Conta a pagar e paga, pelos pagantes habituais. E outros casos há, que são a nossa movimentação de brandos, blandiciosos costumes, e que extraio do OBSERVADOR, a seguir ao texto de ANA SUSPIRO.

I TEXTO: TAP

Compensação a Alexandra Reis custou mais de 600 mil euros à TAP, mas Estado arrecadou metade

Os custos para a TAP da compensação a Alexandra Reis superam os 600 mil euros, segundo fiscalistas ouvidos pelo Observador. Mas cerca de metade acabou no Estado via impostos e Segurança Social.

ANA SUSPIRO: Texto

30 dez. 2022, 21:12 1 

TIAGO PETINGA/LUSA

Os custos para a TAP da compensação atribuída a Alexandra Reis pela rescisão antecipada de contrato são mais elevados do que os 500 mil euros que a antiga gestora recebeu nos termos do acordo divulgado. Não sendo conhecido ao certo os contratos, há interpretações diferentes sobre a tributação a aplicar por parte dos fiscalistas contactados pelo Observador, mas o custo para a transportadora, em qualquer dos casos, será superior a 600 mil euros, sendo que deste cerca de metade vai para o Estado.

Dois fiscalistas ouvidos pelo Observador defendem que por ser uma empresa com prejuízos fiscais em 2022, a TAP terá de pagar uma tributação autónoma de 45% ao Fisco sobre a componente do pacote financeiro que é entregue a título de compensação por rescisão antecipada. Um terceiro fiscalista diz que tal tributação só seria exigida caso se tratasse de uma indemnização que fosse além de prestações remuneratórias, mas ainda assim destaca os custos que a empresa terá de suportar em taxa social única pelos valores pagos à antiga administradora.

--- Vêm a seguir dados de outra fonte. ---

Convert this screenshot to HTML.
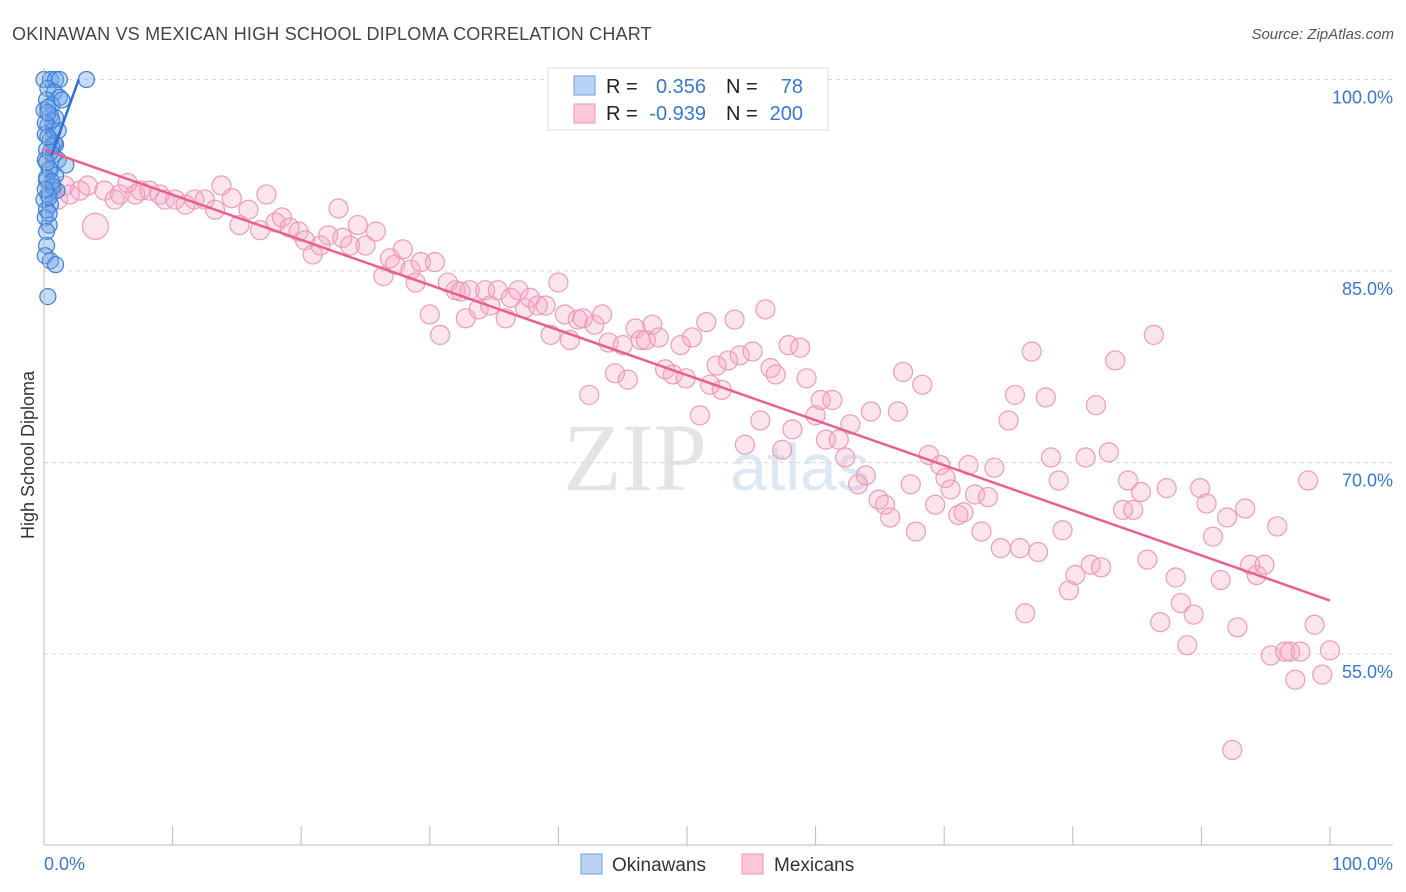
<!DOCTYPE html>
<html><head><meta charset="utf-8"><style>
body{margin:0;background:#fff;font-family:"Liberation Sans",sans-serif;}
#wrap{position:relative;width:1406px;height:892px;overflow:hidden;}
</style></head><body>
<div id="wrap">
<svg id="chart" width="1406" height="892">
<text x="12" y="40" font-size="18" fill="#444" letter-spacing="0.2">OKINAWAN VS MEXICAN HIGH SCHOOL DIPLOMA CORRELATION CHART</text>
<text x="1394" y="39" font-size="15" fill="#555" font-style="italic" text-anchor="end">Source: ZipAtlas.com</text>
<text x="635" y="490" font-size="96" fill="#e4e4e4" font-family="Liberation Serif" text-anchor="middle">ZIP</text>
<text x="800" y="490" font-size="66" fill="#dce8f6" text-anchor="middle">atlas</text>
<text transform="translate(34,455) rotate(-90)" font-size="18" fill="#333" text-anchor="middle">High School Diploma</text>
<g id="grid"></g><g id="pts"></g><g id="lines"></g>
<line x1="44" y1="68" x2="44" y2="845" stroke="#bbb"/>
<line x1="44" y1="845" x2="1393" y2="845" stroke="#bbb"/>
<text x="44" y="870" font-size="18" fill="#3a78d0">0.0%</text>
<text x="1393" y="870" font-size="18" fill="#3a78d0" text-anchor="end">100.0%</text>
<g>
<rect x="548" y="68" width="280" height="62" fill="#fff" stroke="#ddd"/>
<rect x="574" y="76" width="21" height="19" fill="#b9d3f5" stroke="#6a9ee0"/>
<rect x="574" y="104" width="21" height="19" fill="#fcc8d7" stroke="#ee93b0"/>
<text x="606" y="93" font-size="20" fill="#222">R =</text>
<text x="706" y="93" font-size="20" fill="#3a78d0" text-anchor="end">0.356</text>
<text x="726" y="93" font-size="20" fill="#222">N =</text>
<text x="803" y="93" font-size="20" fill="#3a78d0" text-anchor="end">78</text>
<text x="606" y="120" font-size="20" fill="#222">R =</text>
<text x="706" y="120" font-size="20" fill="#3a78d0" text-anchor="end">-0.939</text>
<text x="726" y="120" font-size="20" fill="#222">N =</text>
<text x="803" y="120" font-size="20" fill="#3a78d0" text-anchor="end">200</text>
</g>
<g>
<rect x="581" y="854" width="21" height="20" fill="#b9d3f5" stroke="#6a9ee0"/>
<text x="612" y="871" font-size="19" fill="#333">Okinawans</text>
<rect x="742" y="854" width="21" height="20" fill="#fcc8d7" stroke="#ee93b0"/>
<text x="774" y="871" font-size="19" fill="#333">Mexicans</text>
</g>
</svg>
</div>
<script>
const yTicks=[100,85,70,55];
const yTickLabels=["100.0%","85.0%","70.0%","55.0%"];
const xTicks=[10,20,30,40,50,60,70,80,90,100];
const mexX=[0.6,1.1,1.6,2.0,2.8,3.4,4.0,4.7,5.5,5.9,6.5,7.1,7.5,8.2,9.0,9.4,10.2,11.0,11.7,12.5,13.3,13.8,14.6,15.2,15.9,16.8,17.3,18.0,18.5,19.1,19.8,20.3,20.9,21.5,22.1,22.9,23.2,23.8,24.4,25.0,25.8,26.4,26.9,27.3,27.9,28.5,28.9,29.3,30.0,30.4,30.8,31.4,32.0,32.4,32.8,33.1,33.8,34.3,34.7,35.3,35.9,36.3,36.9,37.4,37.8,38.4,39.0,39.4,40.0,40.5,40.9,41.5,41.9,42.4,42.8,43.4,43.9,44.4,45.0,45.4,46.0,46.4,46.8,47.3,47.8,48.3,48.9,49.5,49.9,50.4,51.0,51.5,51.8,52.3,52.7,53.2,53.7,54.1,54.5,55.1,55.7,56.1,56.5,56.9,57.4,57.9,58.2,58.8,59.3,60.0,60.4,60.8,61.3,61.8,62.3,62.7,63.3,63.9,64.3,64.9,65.4,65.8,66.4,66.8,67.4,67.8,68.3,68.8,69.3,69.7,70.1,70.5,71.1,71.5,71.9,72.4,72.9,73.4,73.9,74.4,75.0,75.5,75.9,76.3,76.8,77.3,77.9,78.3,78.9,79.2,79.7,80.2,81.0,81.4,81.8,82.2,82.8,83.3,83.9,84.3,84.7,85.3,85.8,86.3,86.8,87.3,88.0,88.4,88.9,89.4,89.9,90.4,90.9,91.5,92.0,92.4,92.8,93.4,93.8,94.3,94.9,95.4,95.9,96.5,96.9,97.3,97.7,98.3,98.8,99.4,100];
const mexY=[91.3,90.6,91.7,91.0,91.3,91.7,88.5,91.3,90.6,91.0,91.9,91.0,91.3,91.3,91.0,90.6,90.6,90.2,90.6,90.6,89.8,91.7,90.7,88.6,89.8,88.2,91.0,88.8,89.2,88.4,88.1,87.4,86.3,87.0,87.8,89.9,87.6,87.0,88.6,87.0,88.1,84.6,86.0,85.5,86.7,85.1,84.1,85.7,81.6,85.7,80.0,84.1,83.5,83.4,81.3,83.5,82.0,83.5,82.3,83.5,81.3,82.9,83.5,82.1,82.9,82.3,82.3,80.0,84.1,81.6,79.6,81.2,81.3,75.3,80.8,81.6,79.4,77.0,79.2,76.5,80.5,79.6,79.6,80.8,79.8,77.3,76.9,79.2,76.6,79.8,73.7,81.0,76.1,77.6,75.7,78.0,81.2,78.4,71.4,78.7,73.3,82.0,77.4,76.9,71.0,79.2,72.6,79.0,76.6,73.7,74.9,71.8,74.9,71.8,70.4,73.0,68.3,69.0,74.0,67.1,66.7,65.7,74.0,77.1,68.3,64.6,76.1,70.6,66.7,69.8,68.8,67.9,65.9,66.1,69.8,67.5,64.6,67.3,69.6,63.3,73.3,75.3,63.3,58.2,78.7,63.0,75.1,70.4,68.6,64.7,60.0,61.2,70.4,62.0,74.5,61.8,70.8,78.0,66.3,68.6,66.3,67.7,62.4,80.0,57.5,68.0,61.0,59.0,55.7,58.1,68.0,66.8,64.2,60.8,65.7,47.5,57.1,66.4,62.0,61.2,62.0,54.9,65.0,55.2,55.2,53.0,55.2,68.6,57.3,53.4,55.3];
const okiX=[0,0.5,0.9,1.2,3.3,0.3,0.8,1.2,0.2,0.6,0,0.5,0.9,0.3,0.7,0.1,0.5,0.9,0.2,0.7,1.1,0.1,1.7,0.5,0.9,0.2,0.6,1.0,0.3,0,0.5,0.2,0.1,0.4,0.2,0.2,0.1,0.5,0.9,0.3,1.4,1.1,0.6,0.4,0.8,0.3,0.6,0.2,0.7,0.4,0.1,0.3,0.5,0.2,0.6,0.1,0.4,0.3];
const okiY=[100,100,100,100,100,99.3,99.0,98.6,98.4,98.0,97.6,97.2,97.0,96.4,96.0,95.7,95.3,94.9,94.5,94.1,93.7,93.7,93.3,92.9,92.5,92.1,91.7,91.3,91.0,90.6,90.2,89.8,89.2,88.6,88.1,87.0,86.2,85.8,85.5,83.0,98.4,96.0,96.8,93.0,95.0,97.8,94.8,92.3,91.6,90.8,96.6,95.5,94.3,93.5,92.0,91.4,89.5,97.4];
const mexFit=[94.5,59.2];
const okiFit=[[0.6,94.1],[2.7,100]];
const NS="http://www.w3.org/2000/svg";
function sx(v){return 44+v*12.86;}
function sy(v){return 79.5+(100-v)*12.77;}
function mk(t,a){const e=document.createElementNS(NS,t);for(const k in a)e.setAttribute(k,a[k]);return e;}
const grid=document.getElementById('grid'),pts=document.getElementById('pts'),lines=document.getElementById('lines');
yTicks.forEach((v,i)=>{
 const l=mk('line',{x1:44,x2:1393,y1:sy(v),y2:sy(v),stroke:'#d8d8d8','stroke-dasharray':'4,4'});
 
 
 grid.appendChild(l);
 const t=mk('text',{x:1393,y:sy(v)+24,'font-size':18,fill:'#3a78d0','text-anchor':'end'});
 t.textContent=yTickLabels[i];
 
 
 grid.appendChild(t);
});
xTicks.forEach(v=>{
 const l=mk('line',{x1:sx(v),x2:sx(v),y1:826,y2:845,stroke:'#bbb'});
 
 
 grid.appendChild(l);
});
mexX.forEach((x,i)=>{
 const c=mk('circle',{cx:sx(x),cy:sy(mexY[i]),r:(i==6?13:9.5),fill:'rgba(246,165,195,0.3)',stroke:'#f09ab8','stroke-width':1.2});
 
 
 pts.appendChild(c);
});
okiX.forEach((x,i)=>{
 const c=mk('circle',{cx:sx(x),cy:sy(okiY[i]),r:8,fill:'rgba(110,165,235,0.4)',stroke:'#3f7fd8','stroke-width':1.2});
 
 
 pts.appendChild(c);
});
const ml=mk('line',{x1:sx(0),y1:sy(mexFit[0]),x2:sx(100),y2:sy(mexFit[1]),stroke:'#e8608e','stroke-width':2.5});


lines.appendChild(ml);
const ol=mk('line',{x1:sx(okiFit[0][0]),y1:sy(okiFit[0][1]),x2:sx(okiFit[1][0]),y2:sy(okiFit[1][1]),stroke:'#2f6fd0','stroke-width':2.5});


lines.appendChild(ol);
</script>
</body></html>
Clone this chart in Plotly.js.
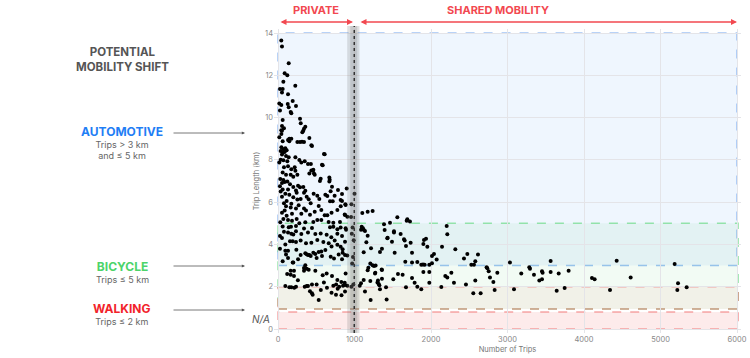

As contas feitas apontam para um encargo adicional de mais de 100 mil euros, entre os 105 mil e os 176,7 mil euros, consoante o cenário de a TAP ter de pagar apenas TSU ou ter, por outro lado, de entregar também uma tributação autónoma de 45%.

É preciso assinalar, ainda, que os valores indicados pela TAP do pacote de compensação à antiga administradora — remuneração correspondente a 12 meses, férias não gozadas e rescisão de vínculo contratual  — são brutos. Depois de impostos e eventuais contribuição à Segurança Social, os valores líquidos são inferiores.

Um dos fiscalistas consultados pelo Observador Luís Leon, indica que pelas remunerações é devida uma taxa de 11% à Segurança Social por conta do trabalhador. O IRS depende dos rendimentos totais declarados e da situação fiscal, mas a taxa será superior a 50%, admite. Alexandra Reis terá recebido em termos líquidos menos de metade do que pagou a TAP, considera o fiscalista que lembra que, para este nível de rendimento, o Estado (Fisco e Segurança Social) pode ficar com até dois terços do que a empresa gasta.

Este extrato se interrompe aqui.